» **WHAT IS EXPECTED**: Go through the material below and copy each line where the word "matplotlib" appears.

» **SUPPLIED DATA**:
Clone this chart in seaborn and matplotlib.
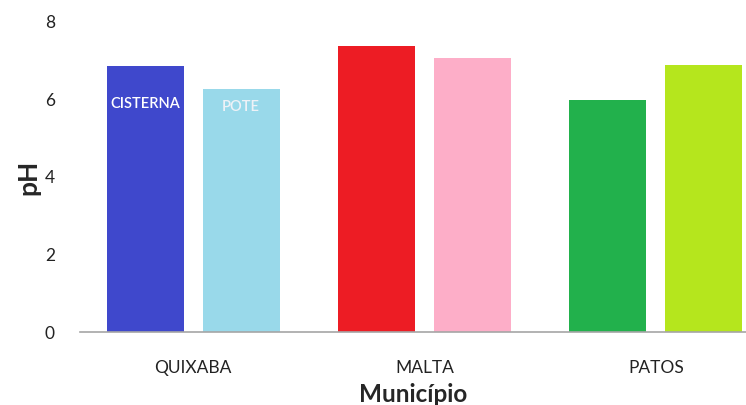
import matplotlib
matplotlib.use('Agg')
import matplotlib.pyplot as plt
import seaborn as sns
import pandas as pd

municipios = ['QUIXABA', 'MALTA', 'PATOS']
tipos = ['CISTERNA', 'POTE']
ph_cisterna = [6.85, 7.37, 5.99]
ph_pote = [6.26, 7.06, 6.88]
cores_cisterna = ['#3f48cc', '#ed1c24', '#22b14c']
cores_pote = ['#99d9ea', '#fdaec8', '#b5e61d']

df = pd.DataFrame({
    'Município': municipios * 2,
    'pH': ph_cisterna + ph_pote,
    'tipo': [tipos[0]] * 3 + [tipos[1]] * 3,
})

sns.set_style('white')
plt.rcParams['font.family'] = ['Lato', 'DejaVu Sans']

fig = plt.figure(figsize=(7.46, 4.05), dpi=100)
ax = fig.add_axes([0.107, 0.180, 0.893, 0.766])

sns.barplot(data=df, x='Município', y='pH', hue='tipo', order=municipios,
            hue_order=tipos, width=0.83, gap=0.2, legend=False, ax=ax,
            saturation=1)

for cont, cores in zip(ax.containers, [cores_cisterna, cores_pote]):
    for patch, c in zip(cont, cores):
        patch.set_facecolor(c)
        patch.set_edgecolor('none')

# rotulos dentro das barras do primeiro municipio
p1 = ax.containers[0][0]
p2 = ax.containers[1][0]
ax.text(p1.get_x() + p1.get_width() / 2, 5.88, tipos[0], color='white',
        ha='center', va='center', fontsize=10.5, fontweight='semibold')
ax.text(p2.get_x() + p2.get_width() / 2, 5.8, tipos[1], color='#eef2f7',
        ha='center', va='center', fontsize=10.5, fontweight='semibold')

ax.set_ylim(0, 8)
ax.set_yticks([0, 2, 4, 6, 8])
ax.set_xlim(-0.49, 2.39)
ax.tick_params(axis='both', length=0, labelsize=12.5, colors='#222222')
ax.tick_params(axis='x', pad=20)
ax.tick_params(axis='y', pad=18)
ax.set_xlabel('Município', fontsize=17.5, fontweight='bold', labelpad=5)
ax.set_ylabel('pH', fontsize=19, fontweight='bold', labelpad=3)

for s in ['top', 'right', 'left']:
    ax.spines[s].set_visible(False)
ax.spines['bottom'].set_color('#a6a6a6')
ax.spines['bottom'].set_linewidth(1.2)

fig.savefig('out.png', dpi=100)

» **WRITTEN REPLY**:
Clone this chart in seaborn and matplotlib.
import matplotlib
matplotlib.use('Agg')
import matplotlib.pyplot as plt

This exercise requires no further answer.